My most controversial decision concerned Pacifica’s most difficult station, WBAI. By June 2006, it was clear that Interim GM Indra Hardat couldn’t control Bernard White, and that the program director considered her a “bean counter” undeserving of his respect. In fact, without consulting her, he had announced plans for changes in the program grid. Looking them over, I saw little except a new music block in the evening and new time slots for the same programs. Suggestions that the station needed to reinvigorate its arts programming and appeal to the city’s 30 percent Latino population had been ignored. As a result, I blocked Bernard’s attempted programming power play.
Since the bylaws prevented me from directly disciplining White, however, and Hardat was too intimidated to use her authority despite my backing, I decided to replace her with someone he couldn’t ignore. But doing that quickly would require national board support, since the Justice and Unity Coalition (JUC) and the station’s Unpaid Staff Organizing Committee demanded local control of all hiring processes. If that happened, agreeing on a replacement could take years.
My strategy was to recruit someone not embroiled in WBAI’s factional warfare but familiar to some key players and willing to step into the lion’s den. Once I had such a person lined up, I could break the news to Hardat, return her to her old job as business manager, and let a local search committee look for additional candidates. My “safety” candidate turned out to be Robert Scott Adams, a black former station manager who had been a leading contender for the same job at WPFW a year before. Though local board members in DC wanted him, my predecessor Dan Coughlin had gone with the station “insider,” Ron Pinchback.
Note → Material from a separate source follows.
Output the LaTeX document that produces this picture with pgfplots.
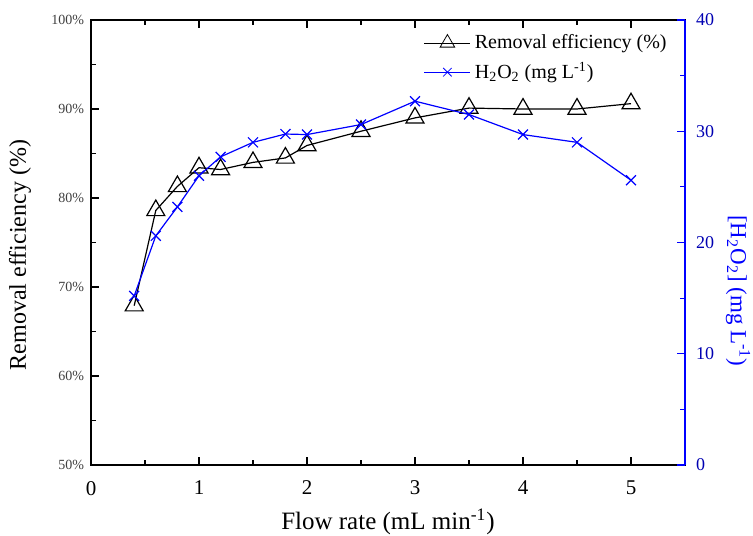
\documentclass[border=0pt]{standalone}
\usepackage{pgfplots}
\pgfplotsset{compat=1.18}
\usepackage{fontspec}
\setmainfont{Liberation Serif}
\definecolor{hblue}{HTML}{0000FF}
\definecolor{tickgray}{HTML}{404040}

\begin{document}
\begin{tikzpicture}
\begin{axis}[
  name=ax,
  scale only axis,
  width=297pt, height=222.5pt,
  xmin=0, xmax=5.5, ymin=50, ymax=100,
  xtick={0,1,...,5}, minor x tick num=1,
  ytick={50,60,...,100}, minor y tick num=1,
  ytick pos=left, xtick pos=both,
  tick align=inside,
  major tick length=4pt, minor tick length=2.5pt,
  yticklabel={\pgfmathprintnumber{\tick}\%},
  yticklabel style={font=\fontsize{7}{8}\selectfont, text=tickgray},
  xticklabel style={font=\fontsize{10.5}{12}\selectfont, yshift=-4.5pt},
  /pgf/number format/assume math mode=true,
  xlabel={Flow rate (mL min\textsuperscript{-1})},
  xlabel style={font=\fontsize{12.5}{14}\selectfont,
    at={(axis description cs:0.5,-0.128)}, anchor=center},
  ylabel={Removal efficiency (\%)},
  ylabel style={font=\fontsize{12}{14}\selectfont,
    at={(axis description cs:-0.1195,0.472)}, anchor=center},
  axis line style={line width=0.8pt},
  every tick/.style={black, line width=0.6pt},
  legend style={at={(axis description cs:1,1)}, anchor=north east,
    xshift=-4pt, yshift=-3pt, draw=none, fill=none,
    font=\fontsize{10}{12}\selectfont, row sep=1.5pt},
  legend cell align=left,
  legend image code/.code={%
    \draw[mark repeat=2, mark phase=2, #1]
      plot coordinates {(0pt,0pt) (11.5pt,0pt) (23pt,0pt)};},
]
\addlegendimage{black, mark=triangle, mark size=4.2pt}
\addlegendentry{Removal efficiency (\%)}
\addlegendimage{hblue, mark=x, mark size=3pt}
\addlegendentry{H\textsubscript{2}O\textsubscript{2} (mg L\textsuperscript{-1})}
\addplot[black, line width=0.6pt, mark=triangle, mark size=5.2pt,
  mark options={solid, line width=0.6pt}] coordinates {
  (0.4, 67.9)
  (0.6, 78.6)
  (0.8, 81.3)
  (1.0, 83.4)
  (1.2, 83.2)
  (1.5, 84.0)
  (1.8, 84.5)
  (2.0, 85.9)
  (2.5, 87.5)
  (3.0, 89.0)
  (3.5, 90.1)
  (4.0, 90.0)
  (4.5, 90.0)
  (5.0, 90.6)
};
\end{axis}
\begin{axis}[
  scale only axis,
  width=297pt, height=222.5pt,
  xmin=0, xmax=5.5, ymin=0, ymax=40,
  axis x line=none,
  axis y line*=right,
  ytick={0,10,...,40}, minor y tick num=1,
  tick align=inside,
  major tick length=4pt, minor tick length=2.5pt,
  axis line style={hblue, line width=0.8pt},
  every tick/.style={hblue, line width=0.6pt},
  yticklabel style={font=\fontsize{9}{11}\selectfont, text=hblue!70!black, xshift=2pt},
  /pgf/number format/assume math mode=true,
  ylabel={[H\textsubscript{2}O\textsubscript{2}] (mg L\textsuperscript{-1})},
  ylabel style={font=\fontsize{11.5}{13}\selectfont, text=hblue,
    at={(axis description cs:1.0892,0.391)}, anchor=center, rotate=180},
]
\addplot[hblue, line width=0.6pt, mark=x, mark size=3.5pt,
  mark options={solid}] coordinates {
  (0.4, 15.2)
  (0.6, 20.6)
  (0.8, 23.2)
  (1.0, 26.0)
  (1.2, 27.7)
  (1.5, 29.0)
  (1.8, 29.75)
  (2.0, 29.7)
  (2.5, 30.6)
  (3.0, 32.7)
  (3.5, 31.5)
  (4.0, 29.7)
  (4.5, 29.0)
  (5.0, 25.6)
};
\end{axis}
\pgfresetboundingbox
\path[use as bounding box] ([xshift=-45.5pt,yshift=-35.5pt]ax.south west)
  rectangle ([xshift=34pt,yshift=10pt]ax.north east);
\end{tikzpicture}
\end{document}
At least 22 people applied for the WBAI job over the summer, but after interviewing several of them the local search committee concluded that no one was qualified. Due to repeated scheduling snafus, Adams wasn’t even interviewed. Clearly, the locals preferred the status quo, despite their own criticisms of Hardat, to anyone I might choose.
In late September, when I told the national board what had happened, an overwhelming majority backed my decision to hire Adams anyway. The JUC never forgave me, and, as it turned out, Adams was no more able to control Bernard White than anyone else.
Toward the end of the year, local station board elections came off on schedule and without many disputes. In fact, turnout modestly increased, although it represented only 11.5 percent of listener-members and 35 percent of staff. On the other hand, despite an increase in working capital and control of expenses, underlying financial problems persisted. Audience decline and a drop in memberships was placing pressure on Pacifica’s remaining, largely aging supporters to contribute more. In many cases, fund drives had to be extended to meet budget goals. Legal, governance, and employee benefits costs were rising, and the budget process, which focused primarily on individual stations, didn’t sufficiently emphasize network-wide needs such as retooling infrastructure, training, development, and marketing.
The PNB’s decision to hire Dan Siegel as corporate counsel made it easier to respond to disputes and complaints. But requests for his participation in Board sessions, as well as calls for legal opinions, increased. Considering the cost of settlements and other assistance, the total legal bill from October 2005 to September 2006 was $325,000, up 182 percent from the previous year. CFO Hicks predicted that it might go even higher next year.